About then, he got seriously focused on an idea he had. He wanted to start a non-profit corporation with the goal of assisting kids in high school. The kids who were his focus were “different” from most others. They were addicts, they dealt with mental health issues and were involved with LGBT. Andy wanted to give them a place to meet, to talk and learn, to be themselves. He called it “The Community Bridge” or just “The Bridge”. He waded into the LGBTQ world to understand.
Determination.
He was literally high on life, loved what he was doing and building, and was as happy as I had seen him in many years. He wanted me to move to NY and join him. I couldn’t. I had a business and a family. Sometimes… life just gets in the way.
Waking one morning, he stood up… and collapsed. Massive stroke. Two of them. Now a paraplegic with only partial use of one hand, he no longer could type or use the computer. His business, Community Bridges, was turned over to others. He couldn’t even push the wheelchair he had to live in, and he became angry and depressed.
Andy told me once, before the strokes, that he feared one day there would be repercussions from all the drugs the State pumped into him, and he rattled off the drugs he knew of and their side effects. He knew they were going to be his downfall and was never able to shake loose from that asylum in the end.
Once the ability for him to learn, grow, communicate, and chase his dreams… once these things stopped being a reality for him, his life ended. The last time I saw him he could barely talk. The stroke left him physically destroyed yet mentally fully functional. He couldn’t deal with that. I didn’t want him to and I agreed to try and help him. But I couldn’t.
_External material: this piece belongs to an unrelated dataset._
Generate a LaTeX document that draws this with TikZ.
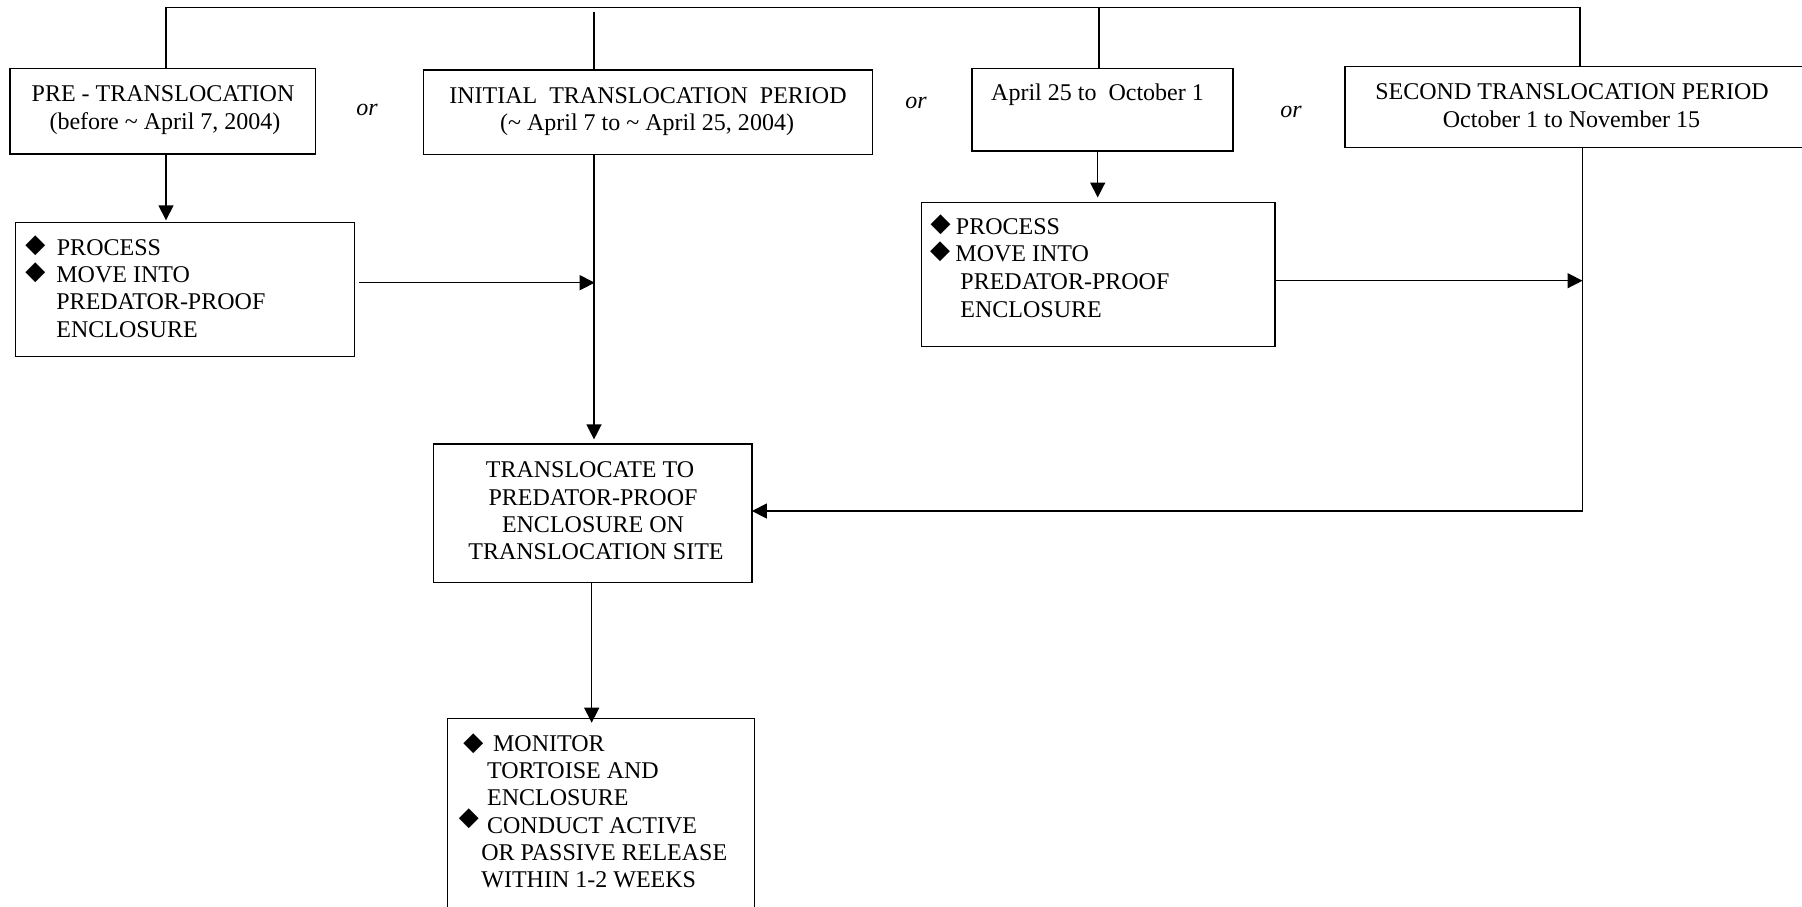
\documentclass[tikz,border=0pt]{standalone}
\usepackage{fontspec}
\setmainfont{Liberation Serif}
\newfontfamily\symfont{DejaVu Sans}
\usetikzlibrary{fit,arrows.meta}
\tikzset{
  frame/.style={draw, line width=0.7pt, inner sep=0pt, outer sep=0pt},
  wire/.style={line width=0.7pt},
  flow/.style={wire, -{Triangle[length=7.5pt,width=7.5pt]}},
  txt/.style={inner sep=0pt, font=\fontsize{12}{13.5}\selectfont},
  lbl/.style={txt, anchor=base},
  lft/.style={txt, anchor=base west},
  orlbl/.style={inner sep=0pt, font=\fontsize{12}{13.5}\selectfont\itshape, anchor=base},
  bullet/.style={inner sep=0pt, font=\fontsize{13}{14}\symfont},
}
\begin{document}
\begin{tikzpicture}[x=0.5pt,y=-0.5pt]
\useasboundingbox (0,0) rectangle (1802,906);
\clip (0,0) rectangle (1802,906);

% ---- period boxes (top row)
\node[frame, fit={(9.8,68.3) (315.7,154)}] (pre) {};
\node[frame, fit={(423.7,70) (872.6,154.3)}] (ini) {};
\node[frame, fit={(972,68.3) (1233,151)}] (apr) {};
\node[frame, fit={(1345,66.7) (1806,147.7)}] (sec) {};

\node[lbl] (preA) at (163,101) {PRE - TRANSLOCATION};
\node[lbl] (preB) at (165,129.5) {(before \textasciitilde{} April 7, 2004)};
\node[lbl] (iniA) at (648,103) {INITIAL\ \ TRANSLOCATION\ \ PERIOD};
\node[lbl] (iniB) at (647,130) {(\textasciitilde{} April 7 to \textasciitilde{} April 25, 2004)};
\node[lbl] (aprA) at (1097.5,100.7) {April 25 to\ \ October 1};
\node[lbl] (secA) at (1572,99.7) {SECOND TRANSLOCATION PERIOD};
\node[lbl] (secB) at (1571.5,127.5) {October 1 to November 15};

\node[orlbl] (or1) at (367,115) {or};
\node[orlbl] (or2) at (916,108) {or};
\node[orlbl] (or3) at (1291,117) {or};

% ---- processing boxes
\node[frame, fit={(15.6,222.3) (354.2,356.7)}] (procL) {};
\node[bullet] (procLd1) at (35.3,246) {◆};
\node[bullet] (procLd2) at (35.3,273) {◆};
\node[lft] (procL1) at (56.5,255) {PROCESS};
\node[lft] (procL2) at (56,282) {MOVE INTO};
\node[lft] (procL3) at (56,309.5) {PREDATOR-PROOF};
\node[lft] (procL4) at (56,337) {ENCLOSURE};

\node[frame, fit={(921.7,202.5) (1275,346.7)}] (procR) {};
\node[bullet] (procRd1) at (940.5,225) {◆};
\node[bullet] (procRd2) at (940,251.5) {◆};
\node[lft] (procR1) at (955.5,234.5) {PROCESS};
\node[lft] (procR2) at (955,261.5) {MOVE INTO};
\node[lft] (procR3) at (960,289) {PREDATOR-PROOF};
\node[lft] (procR4) at (960,317) {ENCLOSURE};

% ---- translocation box
\node[frame, fit={(433.7,444) (751.9,582.3)}] (transl) {};
\node[lbl] (translA) at (590,477.3) {TRANSLOCATE TO};
\node[lbl] (translB) at (593,505) {PREDATOR-PROOF};
\node[lbl] (translC) at (593,532.3) {ENCLOSURE ON};
\node[lbl] (translD) at (596,559.3) {TRANSLOCATION SITE};

% ---- monitoring box (runs off the lower edge)
\node[frame, fit={(447.6,718.3) (754.2,940)}] (mon) {};
\node[bullet] (mond1) at (473.3,744) {◆};
\node[bullet] (mond2) at (468.8,819) {◆};
\node[lft] (mon1) at (492.7,751.7) {MONITOR};
\node[lft] (mon2) at (486.7,778) {TORTOISE AND};
\node[lft] (mon3) at (486.7,805) {ENCLOSURE};
\node[lft] (mon4) at (486.7,833) {CONDUCT ACTIVE};
\node[lft] (mon5) at (481,860.5) {OR PASSIVE RELEASE};
\node[lft] (mon6) at (481,887) {WITHIN 1-2 WEEKS};

% ---- connectors
\coordinate (busL) at (166,7.5);
\coordinate (busR) at (1580,7.5);
\coordinate (drop2) at (594,11.5);
\coordinate (drop3) at (1099,7.5);
\draw[wire] (pre.north -| busL) -- (busL) -- (busR) -- (busR |- sec.north);
\draw[wire] (drop2) -- (drop2 |- ini.north);
\draw[wire] (drop3) -- (drop3 |- apr.north);

\draw[flow, shorten >=1pt] (busL |- pre.south) -- (busL |- procL.north);

\coordinate (trunk) at (594,0);
\draw[flow, shorten >=2.3pt] (trunk |- ini.south) -- (trunk |- transl.north);
\coordinate (j1) at (594.7,282.7);
\draw[flow, shorten <=2.3pt] (procL.east |- j1) -- (j1);

\coordinate (c3) at (1097.7,0);
\draw[flow, shorten >=2.5pt] (c3 |- apr.south) -- (c3 |- procR.north);
\coordinate (j2) at (1582.5,280.7);
\draw[flow] (procR.east |- j2) -- (j2);
\coordinate (j3) at (1582.5,511);
\draw[flow] (j2 |- sec.south) -- (j3) -- (transl.east |- j3);

\coordinate (c7) at (591.7,0);
\draw[flow, shorten >=-2.2pt] (c7 |- transl.south) -- (c7 |- mon.north);
\end{tikzpicture}
\end{document}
Determination lost. No. Determination stolen.
In the end, he was successful at everything he did, and jammed 60+ years of life into 15 years of freedom from living in an asylum where he spent over 20 years. Andy knew and was befriended by some very influential medical and political people. He was a truly unique person in this world and left his mark.
The best description of Andy is determination. It defined him. It wasn’t the fact he suffered from depression and anxiety, that he was bipolar and schizophrenic. It was the fact that he allowed none of that to defeat him. Just the opposite. He refused to allow any of it to take away his freedom again, or to steal from him his determination to live and help people.
I refuse to say “he lost his determination”. What took his determination, and his life, was the very thing that was supposed to give him his life and help him in life. But he never lost his determination to live life. It was stolen from him just as half of his life was stolen from him, by an asylum and a faulty if not corrupt medical system.
He was gifted with a love and desire for life, freedom, and the ability to follow and accomplish his dreams. So he did.
Determination.
He always laughed at everything, right? That was part of his secret I think. When he laughed, it was a kind of chuckle that made you wonder, just a tiny bit in the back of your head, “he knows something I don’t know”. And he often did.
Andy had a saying that I have never ever forgotten. When we were together he would more often than not do something really nuts. Sometimes, in a car. It was often a surprise… or shock. And usually, the result was my yelling: “Andy! What the fuck are you doing!?”
He’d look at me, grin, his eyes sparkling with laughter, and he’d say “It’s cool man. It’s cool.” And he’d laugh that little chuckle of his.